Your instructions:
Will you write out the data exactly, excluding every picture?

Given material:
◇ ◇ ◇ ◇ ◇ ◇ ◇

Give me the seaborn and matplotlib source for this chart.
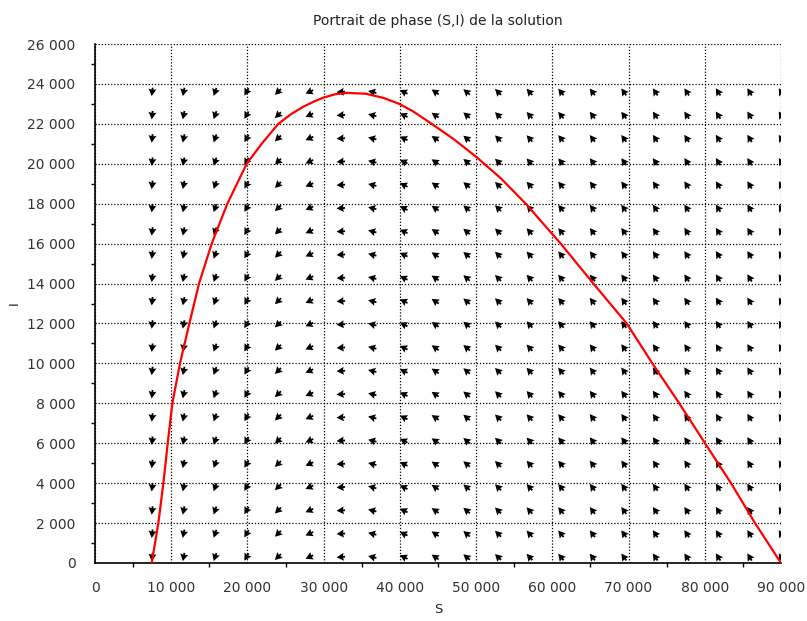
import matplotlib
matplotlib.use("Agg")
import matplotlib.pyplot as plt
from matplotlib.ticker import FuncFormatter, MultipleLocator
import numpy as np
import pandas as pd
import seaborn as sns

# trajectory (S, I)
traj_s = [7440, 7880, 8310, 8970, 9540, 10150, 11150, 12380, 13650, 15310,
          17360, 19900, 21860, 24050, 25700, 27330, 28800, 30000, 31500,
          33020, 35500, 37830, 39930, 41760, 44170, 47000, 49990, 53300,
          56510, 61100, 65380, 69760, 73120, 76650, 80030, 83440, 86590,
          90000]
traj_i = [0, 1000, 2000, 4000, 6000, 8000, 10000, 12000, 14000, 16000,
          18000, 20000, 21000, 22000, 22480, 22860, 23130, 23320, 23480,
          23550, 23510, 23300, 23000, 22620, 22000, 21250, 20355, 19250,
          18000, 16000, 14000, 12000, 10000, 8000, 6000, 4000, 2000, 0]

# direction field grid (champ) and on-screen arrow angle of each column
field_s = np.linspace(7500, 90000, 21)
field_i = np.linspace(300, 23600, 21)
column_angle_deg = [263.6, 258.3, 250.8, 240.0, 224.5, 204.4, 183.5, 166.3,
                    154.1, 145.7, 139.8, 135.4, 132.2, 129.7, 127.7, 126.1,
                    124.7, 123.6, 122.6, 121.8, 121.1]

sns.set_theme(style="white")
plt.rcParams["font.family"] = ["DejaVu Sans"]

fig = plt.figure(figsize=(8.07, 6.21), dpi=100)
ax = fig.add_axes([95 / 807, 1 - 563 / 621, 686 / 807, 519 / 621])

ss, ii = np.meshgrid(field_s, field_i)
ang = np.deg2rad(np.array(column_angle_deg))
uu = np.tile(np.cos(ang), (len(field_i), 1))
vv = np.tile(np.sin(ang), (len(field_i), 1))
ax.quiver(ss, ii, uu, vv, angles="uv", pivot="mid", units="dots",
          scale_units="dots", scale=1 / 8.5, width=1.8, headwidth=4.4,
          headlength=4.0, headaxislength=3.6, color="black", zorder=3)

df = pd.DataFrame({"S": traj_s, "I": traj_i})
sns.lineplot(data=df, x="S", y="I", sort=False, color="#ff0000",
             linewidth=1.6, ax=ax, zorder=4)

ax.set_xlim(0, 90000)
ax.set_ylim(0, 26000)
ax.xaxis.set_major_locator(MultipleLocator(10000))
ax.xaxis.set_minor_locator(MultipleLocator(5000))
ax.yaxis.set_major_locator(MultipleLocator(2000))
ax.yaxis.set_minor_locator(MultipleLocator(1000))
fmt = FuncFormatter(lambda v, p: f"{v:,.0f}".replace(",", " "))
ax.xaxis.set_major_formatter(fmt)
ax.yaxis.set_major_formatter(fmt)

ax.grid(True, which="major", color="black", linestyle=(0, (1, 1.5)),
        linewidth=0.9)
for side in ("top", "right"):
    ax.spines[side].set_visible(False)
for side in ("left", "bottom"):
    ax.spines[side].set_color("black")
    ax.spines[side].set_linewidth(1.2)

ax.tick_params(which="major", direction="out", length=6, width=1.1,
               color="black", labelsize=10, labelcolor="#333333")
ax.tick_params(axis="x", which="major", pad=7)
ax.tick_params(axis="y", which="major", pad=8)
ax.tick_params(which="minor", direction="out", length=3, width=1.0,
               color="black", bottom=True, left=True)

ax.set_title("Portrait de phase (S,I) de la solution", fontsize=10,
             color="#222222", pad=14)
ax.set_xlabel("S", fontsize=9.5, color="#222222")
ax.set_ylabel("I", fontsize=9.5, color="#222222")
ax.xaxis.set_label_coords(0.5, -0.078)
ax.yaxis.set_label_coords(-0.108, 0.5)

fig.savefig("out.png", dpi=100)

◇ ◇ ◇ ◇ ◇ ◇ ◇

Exercise output:
Give me the seaborn and matplotlib source for this chart.
import matplotlib
matplotlib.use("Agg")
import matplotlib.pyplot as plt
from matplotlib.ticker import FuncFormatter, MultipleLocator
import numpy as np
import pandas as pd
import seaborn as sns

# trajectory (S, I)
traj_s = [7440, 7880, 8310, 8970, 9540, 10150, 11150, 12380, 13650, 15310,
          17360, 19900, 21860, 24050, 25700, 27330, 28800, 30000, 31500,
          33020, 35500, 37830, 39930, 41760, 44170, 47000, 49990, 53300,
          56510, 61100, 65380, 69760, 73120, 76650, 80030, 83440, 86590,
          90000]
traj_i = [0, 1000, 2000, 4000, 6000, 8000, 10000, 12000, 14000, 16000,
          18000, 20000, 21000, 22000, 22480, 22860, 23130, 23320, 23480,
          23550, 23510, 23300, 23000, 22620, 22000, 21250, 20355, 19250,
          18000, 16000, 14000, 12000, 10000, 8000, 6000, 4000, 2000, 0]

# direction field grid (champ) and on-screen arrow angle of each column
field_s = np.linspace(7500, 90000, 21)
field_i = np.linspace(300, 23600, 21)
column_angle_deg = [263.6, 258.3, 250.8, 240.0, 224.5, 204.4, 183.5, 166.3,
                    154.1, 145.7, 139.8, 135.4, 132.2, 129.7, 127.7, 126.1,
                    124.7, 123.6, 122.6, 121.8, 121.1]

sns.set_theme(style="white")
plt.rcParams["font.family"] = ["DejaVu Sans"]

fig = plt.figure(figsize=(8.07, 6.21), dpi=100)
ax = fig.add_axes([95 / 807, 1 - 563 / 621, 686 / 807, 519 / 621])

ss, ii = np.meshgrid(field_s, field_i)
ang = np.deg2rad(np.array(column_angle_deg))
uu = np.tile(np.cos(ang), (len(field_i), 1))
vv = np.tile(np.sin(ang), (len(field_i), 1))
ax.quiver(ss, ii, uu, vv, angles="uv", pivot="mid", units="dots",
          scale_units="dots", scale=1 / 8.5, width=1.8, headwidth=4.4,
          headlength=4.0, headaxislength=3.6, color="black", zorder=3)

df = pd.DataFrame({"S": traj_s, "I": traj_i})
sns.lineplot(data=df, x="S", y="I", sort=False, color="#ff0000",
             linewidth=1.6, ax=ax, zorder=4)

ax.set_xlim(0, 90000)
ax.set_ylim(0, 26000)
ax.xaxis.set_major_locator(MultipleLocator(10000))
ax.xaxis.set_minor_locator(MultipleLocator(5000))
ax.yaxis.set_major_locator(MultipleLocator(2000))
ax.yaxis.set_minor_locator(MultipleLocator(1000))
fmt = FuncFormatter(lambda v, p: f"{v:,.0f}".replace(",", " "))
ax.xaxis.set_major_formatter(fmt)
ax.yaxis.set_major_formatter(fmt)

ax.grid(True, which="major", color="black", linestyle=(0, (1, 1.5)),
        linewidth=0.9)
for side in ("top", "right"):
    ax.spines[side].set_visible(False)
for side in ("left", "bottom"):
    ax.spines[side].set_color("black")
    ax.spines[side].set_linewidth(1.2)

ax.tick_params(which="major", direction="out", length=6, width=1.1,
               color="black", labelsize=10, labelcolor="#333333")
ax.tick_params(axis="x", which="major", pad=7)
ax.tick_params(axis="y", which="major", pad=8)
ax.tick_params(which="minor", direction="out", length=3, width=1.0,
               color="black", bottom=True, left=True)

ax.set_title("Portrait de phase (S,I) de la solution", fontsize=10,
             color="#222222", pad=14)
ax.set_xlabel("S", fontsize=9.5, color="#222222")
ax.set_ylabel("I", fontsize=9.5, color="#222222")
ax.xaxis.set_label_coords(0.5, -0.078)
ax.yaxis.set_label_coords(-0.108, 0.5)

fig.savefig("out.png", dpi=100)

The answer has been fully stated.